Holy cows! Chick-fil-A fires Dallas ad agency that created iconic bovines
The first time I tried a Chick-fil-A sandwich was in 1978 at a shopping mall in South Florida. I was wowed by the flavor and confused by the pickles, which I quickly took off and ate as an appetizer.
But I was hooked -- and happy that I lived in an area that was lucky enough to have a Chick-fil-A.
Back then, they were mostly found in malls, mostly in the South. Founder Truett Cathy opened the first one in a suburban Atlanta mall in 1967, and for the next 20 years or so his company grew modestly.
In 1995, a clever ad campaign starring some spelling-challenged Holsteins implored folks to “Eat mor chikin,” and they did. Chick-fil-A grew by leaps and bounds, and it’s now the top chicken chain in the country, with restaurants in 43 states and sales totaling more than $6 billion a year.
The Chick-fil-A Cows became advertising icons, on par with Mr. Whipple; Clara Peller, Snap, Crackle & Pop; and the Taco Bell chihuahua. They appeared in calendars, 3-D billboards, TV commercials, and had their own website and social media.
So it was pretty shocking to learn Thursday that Chick-fil-A has fired the Dallas advertising agency that gave birth to the bovines.
“It’s not very often that a campaign this successful results in an agency being fired,” Stan Richards, principal and founder of The Richards Group, told Advertising Age in an interview. “It is a little hard to understand, and in many ways it’s the saddest occurrence in my long, professional life.”
Chick-fil-A has hired a roster of agencies to pursue a “Cows-plus” marketing strategy, Jon Bridges, a longtime Chick-fil-A executive who last year became the company’s chief marketing officer, told Ad Age. “They're our mascot, if you will,” Bridges said. “But they aren’t the brand. The brand is bigger than that.”
So, the Chick-fil-A cows will live on for now. But it sounds as if they’ll be sent to the slaughterhouse eventually -- like many other beloved advertising characters.

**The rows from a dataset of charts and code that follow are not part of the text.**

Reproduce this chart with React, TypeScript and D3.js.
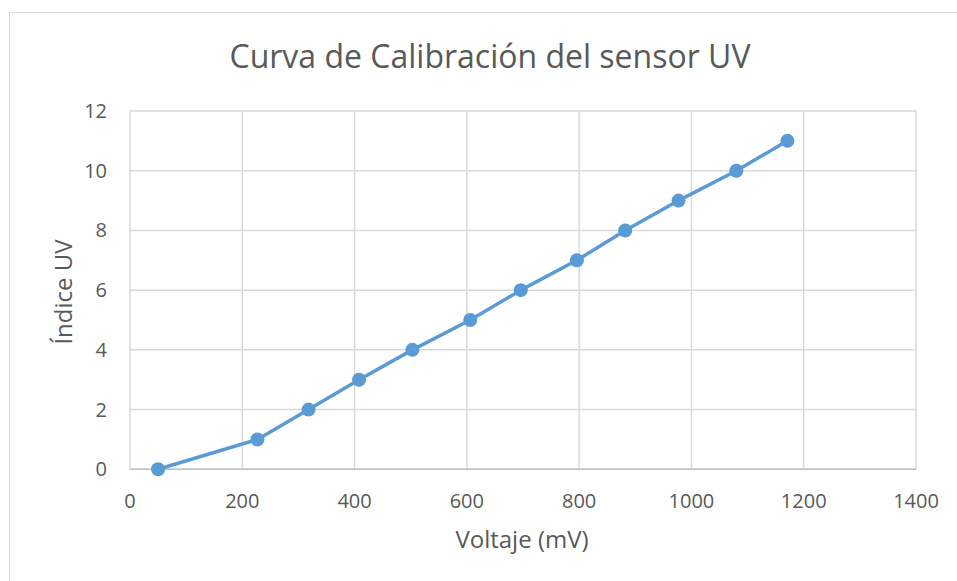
import React from "react";
import * as d3 from "d3";

const voltage = [50, 227, 318, 408, 503, 606, 696, 796, 882, 977, 1080, 1171];
const uvIndex = [0, 1, 2, 3, 4, 5, 6, 7, 8, 9, 10, 11];
const xTicks = [0, 200, 400, 600, 800, 1000, 1200, 1400];
const yTicks = [0, 2, 4, 6, 8, 10, 12];
const title = "Curva de Calibración del sensor UV";
const xTitle = "Voltaje (mV)";
const yTitle = "Índice UV";

export default function App() {
  const W = 957, H = 581;
  const x = d3.scaleLinear().domain([0, 1400]).range([130, 916]);
  const y = d3.scaleLinear().domain([0, 12]).range([469.3, 111]);
  const pts = voltage.map((v, i) => [x(v), y(uvIndex[i])] as [number, number]);
  const line = d3.line()(pts) || "";
  const font = "'Open Sans', sans-serif";
  const txt = "#595959";
  return (
    <svg width={W} height={H} style={{ position: "absolute", left: 0, top: 0 }} fontFamily={font}>
      <rect x={0} y={0} width={W} height={H} fill="#fff" />
      <rect x={9.5} y={12.5} width={960} height={580} fill="none" stroke="#d9d9d9" />
      {xTicks.map((t) => (
        <line key={"gx" + t} x1={x(t)} x2={x(t)} y1={y(0)} y2={y(12)} stroke="#d9d9d9" strokeWidth={1.5} />
      ))}
      {yTicks.map((t) => (
        <line key={"gy" + t} x1={x(0)} x2={x(1400)} y1={y(t)} y2={y(t)} stroke="#d9d9d9" strokeWidth={1.5} />
      ))}
      <line x1={x(0)} x2={x(1400)} y1={y(0)} y2={y(0)} stroke="#bfbfbf" strokeWidth={1.5} />
      {xTicks.map((t) => (
        <text key={"tx" + t} x={x(t)} y={508} textAnchor="middle" fontSize={20} fill={txt}>{t}</text>
      ))}
      {yTicks.map((t) => (
        <text key={"ty" + t} x={107} y={y(t) + 7} textAnchor="end" fontSize={20} fill={txt}>{t}</text>
      ))}
      <path d={line} fill="none" stroke="#5b9bd5" strokeWidth={3.5} strokeLinejoin="round" />
      {pts.map((p, i) => (
        <circle key={i} cx={p[0]} cy={p[1]} r={7} fill="#5b9bd5" />
      ))}
      <text x={490} y={68} textAnchor="middle" fontSize={32} fill={txt}>{title}</text>
      <text x={522} y={548} textAnchor="middle" fontSize={24} fill={txt}>{xTitle}</text>
      <text transform={`translate(72,292) rotate(-90)`} textAnchor="middle" fontSize={24} fill={txt}>{yTitle}</text>
    </svg>
  );
}
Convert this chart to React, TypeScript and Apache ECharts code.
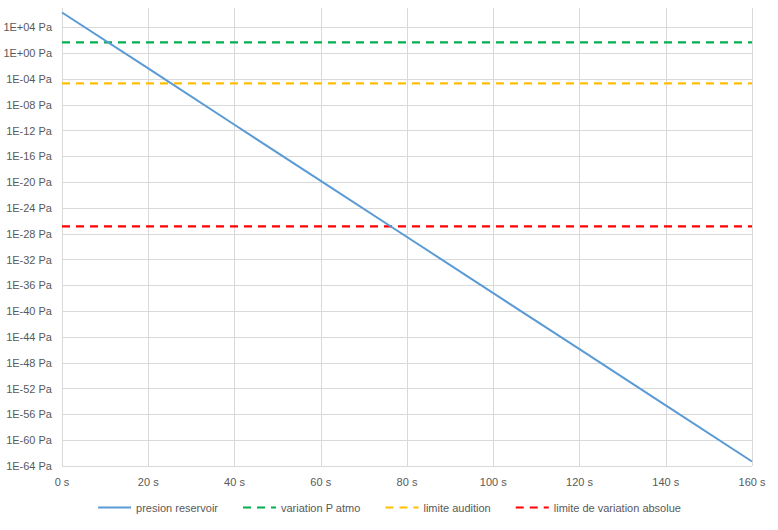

In March, Dos Equis booked The Most Interesting Man in the World on a one-way mission to Mars. Actor Jonathan Goldsmith had starred in the “stay thirsty my friends” campaign for a decade, and the beer company gave him a classy sendoff. Dressed in a tux, he boards his spaceship in his final ad with adoring crowds cheering him on. The voiceover says: “His only regret is not knowing what regret feels like.”